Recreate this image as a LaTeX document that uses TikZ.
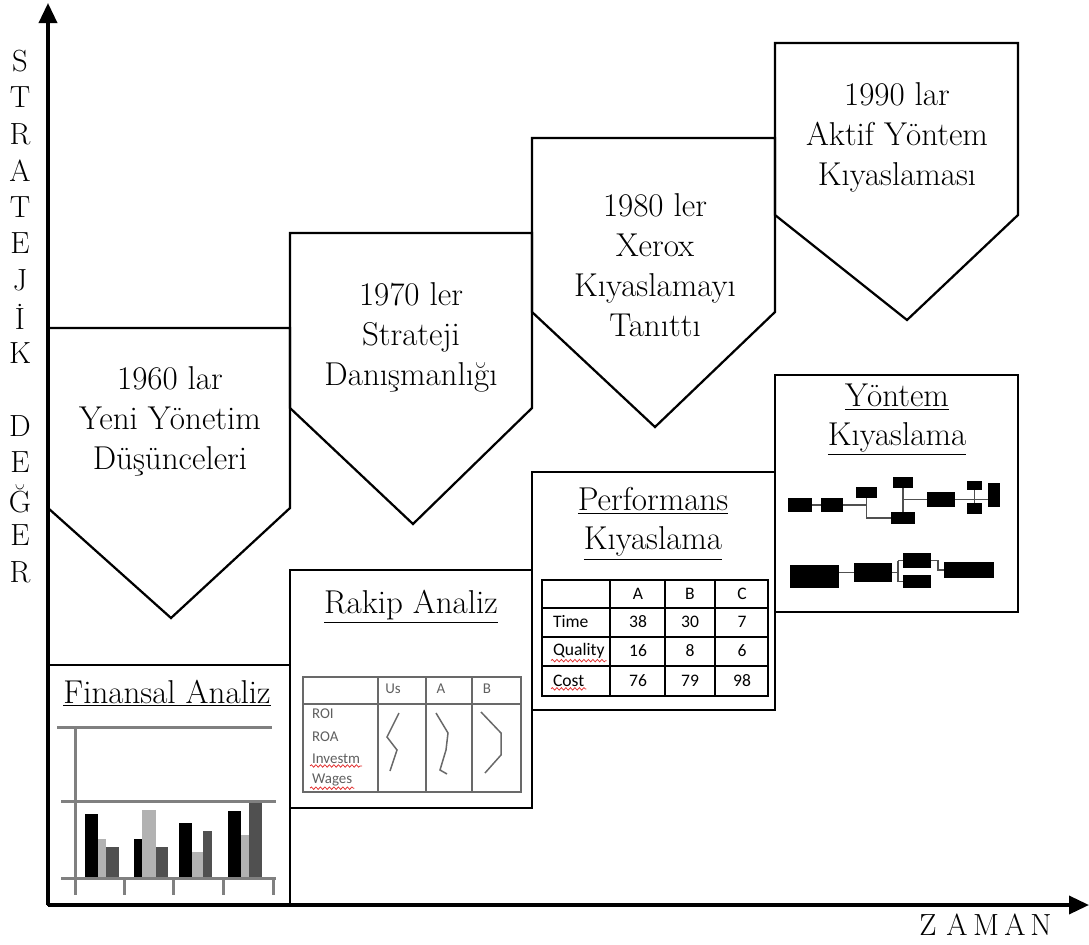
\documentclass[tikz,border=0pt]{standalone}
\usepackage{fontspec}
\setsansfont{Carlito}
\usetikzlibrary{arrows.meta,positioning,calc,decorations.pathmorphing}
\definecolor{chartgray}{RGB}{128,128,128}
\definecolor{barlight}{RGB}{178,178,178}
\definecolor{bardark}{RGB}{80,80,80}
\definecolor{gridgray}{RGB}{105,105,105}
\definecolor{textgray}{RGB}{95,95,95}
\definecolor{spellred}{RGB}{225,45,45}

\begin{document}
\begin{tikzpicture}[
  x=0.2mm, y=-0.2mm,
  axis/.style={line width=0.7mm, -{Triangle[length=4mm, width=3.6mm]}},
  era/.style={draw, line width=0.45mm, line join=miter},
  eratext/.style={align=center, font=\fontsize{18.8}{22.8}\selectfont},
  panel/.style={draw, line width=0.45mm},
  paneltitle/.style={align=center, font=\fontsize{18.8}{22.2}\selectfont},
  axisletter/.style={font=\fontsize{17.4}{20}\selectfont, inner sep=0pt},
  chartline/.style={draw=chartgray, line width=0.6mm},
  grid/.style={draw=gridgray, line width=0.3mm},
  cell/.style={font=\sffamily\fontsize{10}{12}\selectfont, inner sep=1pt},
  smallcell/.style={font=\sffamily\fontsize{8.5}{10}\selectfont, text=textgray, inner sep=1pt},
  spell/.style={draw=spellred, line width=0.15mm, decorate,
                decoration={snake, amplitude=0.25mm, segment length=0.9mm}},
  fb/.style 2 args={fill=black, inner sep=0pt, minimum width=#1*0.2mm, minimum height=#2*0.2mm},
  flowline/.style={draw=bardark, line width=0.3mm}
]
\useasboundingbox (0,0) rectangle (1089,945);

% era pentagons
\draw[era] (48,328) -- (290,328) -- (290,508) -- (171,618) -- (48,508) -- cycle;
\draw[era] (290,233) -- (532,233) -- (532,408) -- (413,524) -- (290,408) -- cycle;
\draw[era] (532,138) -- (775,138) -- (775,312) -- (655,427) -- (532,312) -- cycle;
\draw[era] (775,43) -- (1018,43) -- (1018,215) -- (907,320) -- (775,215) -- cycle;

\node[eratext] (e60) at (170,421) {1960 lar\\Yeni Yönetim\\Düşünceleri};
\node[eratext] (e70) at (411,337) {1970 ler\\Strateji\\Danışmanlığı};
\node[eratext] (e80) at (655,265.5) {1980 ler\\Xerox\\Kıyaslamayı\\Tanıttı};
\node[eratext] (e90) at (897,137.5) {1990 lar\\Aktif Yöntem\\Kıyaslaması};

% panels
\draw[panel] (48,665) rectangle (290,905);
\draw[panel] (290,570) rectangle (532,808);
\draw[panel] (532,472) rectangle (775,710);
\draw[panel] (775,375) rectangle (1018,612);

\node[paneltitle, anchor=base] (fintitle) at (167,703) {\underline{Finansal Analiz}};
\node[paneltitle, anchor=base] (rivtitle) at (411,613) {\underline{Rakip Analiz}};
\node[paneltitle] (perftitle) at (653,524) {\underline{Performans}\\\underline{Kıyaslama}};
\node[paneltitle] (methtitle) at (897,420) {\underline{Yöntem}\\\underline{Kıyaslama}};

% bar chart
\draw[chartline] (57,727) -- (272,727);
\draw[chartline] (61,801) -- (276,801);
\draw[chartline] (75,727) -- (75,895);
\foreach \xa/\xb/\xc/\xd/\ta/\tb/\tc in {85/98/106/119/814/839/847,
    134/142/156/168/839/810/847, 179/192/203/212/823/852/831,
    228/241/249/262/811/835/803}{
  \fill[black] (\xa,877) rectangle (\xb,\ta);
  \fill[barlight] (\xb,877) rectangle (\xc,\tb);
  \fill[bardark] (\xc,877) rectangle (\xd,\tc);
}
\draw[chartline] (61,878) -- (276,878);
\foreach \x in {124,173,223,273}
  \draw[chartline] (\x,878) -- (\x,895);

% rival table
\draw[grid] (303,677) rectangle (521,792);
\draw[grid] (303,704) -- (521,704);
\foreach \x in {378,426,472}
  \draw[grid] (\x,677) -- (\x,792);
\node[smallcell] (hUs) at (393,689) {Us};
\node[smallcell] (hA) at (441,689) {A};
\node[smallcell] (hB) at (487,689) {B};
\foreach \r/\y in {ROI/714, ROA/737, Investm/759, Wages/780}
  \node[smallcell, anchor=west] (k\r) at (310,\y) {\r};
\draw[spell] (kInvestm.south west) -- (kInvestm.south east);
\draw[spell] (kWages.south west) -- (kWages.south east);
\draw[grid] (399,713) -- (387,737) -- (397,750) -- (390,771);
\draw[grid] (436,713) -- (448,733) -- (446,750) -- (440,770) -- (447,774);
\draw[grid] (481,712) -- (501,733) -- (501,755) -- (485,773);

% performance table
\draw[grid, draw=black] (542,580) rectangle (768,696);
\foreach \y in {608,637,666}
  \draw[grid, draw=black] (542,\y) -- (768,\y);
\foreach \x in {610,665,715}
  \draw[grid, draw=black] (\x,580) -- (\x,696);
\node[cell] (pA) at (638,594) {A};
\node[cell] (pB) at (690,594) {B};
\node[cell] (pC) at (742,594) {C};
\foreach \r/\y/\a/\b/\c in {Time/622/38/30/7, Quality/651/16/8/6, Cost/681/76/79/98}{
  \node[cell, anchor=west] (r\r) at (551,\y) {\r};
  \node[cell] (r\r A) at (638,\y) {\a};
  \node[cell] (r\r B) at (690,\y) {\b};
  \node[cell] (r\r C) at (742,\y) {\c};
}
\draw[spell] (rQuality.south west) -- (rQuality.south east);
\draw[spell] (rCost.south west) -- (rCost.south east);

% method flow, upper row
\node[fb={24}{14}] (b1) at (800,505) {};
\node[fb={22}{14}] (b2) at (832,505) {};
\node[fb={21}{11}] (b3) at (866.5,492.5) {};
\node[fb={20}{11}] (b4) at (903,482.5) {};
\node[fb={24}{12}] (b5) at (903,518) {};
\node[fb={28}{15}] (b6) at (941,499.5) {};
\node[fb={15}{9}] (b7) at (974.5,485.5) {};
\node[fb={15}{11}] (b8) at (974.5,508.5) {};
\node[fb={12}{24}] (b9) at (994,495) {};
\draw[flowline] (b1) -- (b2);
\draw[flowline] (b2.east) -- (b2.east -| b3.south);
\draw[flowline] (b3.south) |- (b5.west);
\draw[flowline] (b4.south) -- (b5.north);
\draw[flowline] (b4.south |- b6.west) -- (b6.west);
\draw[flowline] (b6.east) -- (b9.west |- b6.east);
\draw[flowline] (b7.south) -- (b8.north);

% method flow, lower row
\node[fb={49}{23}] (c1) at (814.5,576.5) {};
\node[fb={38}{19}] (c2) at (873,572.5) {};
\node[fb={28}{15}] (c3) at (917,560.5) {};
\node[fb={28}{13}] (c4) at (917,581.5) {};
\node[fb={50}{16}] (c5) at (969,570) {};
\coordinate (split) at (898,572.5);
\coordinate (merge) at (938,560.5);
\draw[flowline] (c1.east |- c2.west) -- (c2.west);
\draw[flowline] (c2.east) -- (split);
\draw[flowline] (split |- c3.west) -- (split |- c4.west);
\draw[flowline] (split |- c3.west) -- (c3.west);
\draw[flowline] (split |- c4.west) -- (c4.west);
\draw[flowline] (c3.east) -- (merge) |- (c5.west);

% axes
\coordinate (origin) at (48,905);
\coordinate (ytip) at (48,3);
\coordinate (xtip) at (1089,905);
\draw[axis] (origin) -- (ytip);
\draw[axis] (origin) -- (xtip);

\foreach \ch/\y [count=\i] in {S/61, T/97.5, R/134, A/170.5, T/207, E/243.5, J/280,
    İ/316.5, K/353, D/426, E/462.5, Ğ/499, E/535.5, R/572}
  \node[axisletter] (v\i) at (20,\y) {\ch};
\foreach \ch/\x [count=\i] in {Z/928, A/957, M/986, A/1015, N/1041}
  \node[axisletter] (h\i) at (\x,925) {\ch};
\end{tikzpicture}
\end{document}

▶ Goal: Repeat, with no pictures, each line from the beginning of the data through the line containing "(775,215) -- cycle;", inclusive.

▶ Result below:
Recreate this image as a LaTeX document that uses TikZ.
\documentclass[tikz,border=0pt]{standalone}
\usepackage{fontspec}
\setsansfont{Carlito}
\usetikzlibrary{arrows.meta,positioning,calc,decorations.pathmorphing}
\definecolor{chartgray}{RGB}{128,128,128}
\definecolor{barlight}{RGB}{178,178,178}
\definecolor{bardark}{RGB}{80,80,80}
\definecolor{gridgray}{RGB}{105,105,105}
\definecolor{textgray}{RGB}{95,95,95}
\definecolor{spellred}{RGB}{225,45,45}

\begin{document}
\begin{tikzpicture}[
  x=0.2mm, y=-0.2mm,
  axis/.style={line width=0.7mm, -{Triangle[length=4mm, width=3.6mm]}},
  era/.style={draw, line width=0.45mm, line join=miter},
  eratext/.style={align=center, font=\fontsize{18.8}{22.8}\selectfont},
  panel/.style={draw, line width=0.45mm},
  paneltitle/.style={align=center, font=\fontsize{18.8}{22.2}\selectfont},
  axisletter/.style={font=\fontsize{17.4}{20}\selectfont, inner sep=0pt},
  chartline/.style={draw=chartgray, line width=0.6mm},
  grid/.style={draw=gridgray, line width=0.3mm},
  cell/.style={font=\sffamily\fontsize{10}{12}\selectfont, inner sep=1pt},
  smallcell/.style={font=\sffamily\fontsize{8.5}{10}\selectfont, text=textgray, inner sep=1pt},
  spell/.style={draw=spellred, line width=0.15mm, decorate,
                decoration={snake, amplitude=0.25mm, segment length=0.9mm}},
  fb/.style 2 args={fill=black, inner sep=0pt, minimum width=#1*0.2mm, minimum height=#2*0.2mm},
  flowline/.style={draw=bardark, line width=0.3mm}
]
\useasboundingbox (0,0) rectangle (1089,945);

% era pentagons
\draw[era] (48,328) -- (290,328) -- (290,508) -- (171,618) -- (48,508) -- cycle;
\draw[era] (290,233) -- (532,233) -- (532,408) -- (413,524) -- (290,408) -- cycle;
\draw[era] (532,138) -- (775,138) -- (775,312) -- (655,427) -- (532,312) -- cycle;
\draw[era] (775,43) -- (1018,43) -- (1018,215) -- (907,320) -- (775,215) -- cycle;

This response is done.